Rue des Dames (17ème arrondissement) with most of its shops closed

So I got here during summer vacation, or “congés annuels,” when many if not most businesses close for 3 to 5 weeks, basically at once. If you want to go to the restaurant, for instance, you have to call around to make sure your destination is open, as the people I had dinner with last night did before making reservations. I’m lucky I’m in Paris; in smaller towns, it can seem like the entire town has shut down except for the local supermarket (which often has reduced work hours).

Everywhere you go you see signs like this:

“The Narval [bureau de tabac] will be closed every day from July 30th to August 28th for annual vacation.”

The above is a bureau de tabac – literally “tobacco office” – meaning a place you can buy not just tobacco products but also newspapers/magazines, chewing gum, metro passes, cold drinks, postcards, and often other things as well. I was a bit surprised to find nearly every bureau de tabac closed, as in a place like this they would cater to tourists. I find that most of the boulangeries/patisseries are closed as well, which is a bit annoying as it means I’ve yet to be able to buy a proper baguette (I would go out in search today if it weren’t “la canicule,” heatwave, 38 celsius, heat index 42 – meaning 100-104 fahrenheit – outside).

It seems to be common among the French expats I know to bemoan the way everything closes down in August, in the sense that before I came people were asking me very seriously if I realized everything would be shut down. First of all, it’s not that shut down, and thank god for that; this city was enough of a jolt of density and movement to fall into in the first place without being at full strength.

It’s interesting being somewhere where so many people go on vacation all at once. I feel like it should annoy me – I should feel more inconvenienced – but I suppose I got used to this young, since my mother and I were almost always in France in July and August (and, indeed, often took brief vacations to the coast along with everybody else, though not for as long). In other words, for some reason I suppose I should feel more culture shock than I actually do, perhaps because I hadn’t been back here, back home, since 2007 and have spent a grand total of 3 weeks or so in France since 2000. It helps perhaps that I’ve spent far more time than that with my mother, who is extremely French, and that I teach French.

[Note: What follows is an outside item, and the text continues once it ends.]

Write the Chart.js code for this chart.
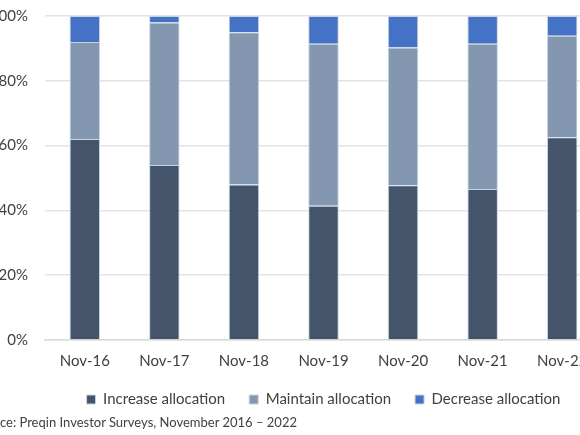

I don’t know. One comes back here as if falling into a strange but essentially familiar routine. My primary culture shock so far has had to do with gender relations (a possible post for another day), not vacation. I wish the US gave everyone five weeks of vacation; I could put up with inconvenience for that.

Which isn’t to say, fear of the population tripling aside, I won’t be relieved when the businesses start opening up this next ten days and I’ll be able to get myself a baguette by turning a corner and walking twenty feet. I have rillettes in the fridge (oh thank god for the fridge and the ice it can produce); you can’t eat rillettes without a good baguette.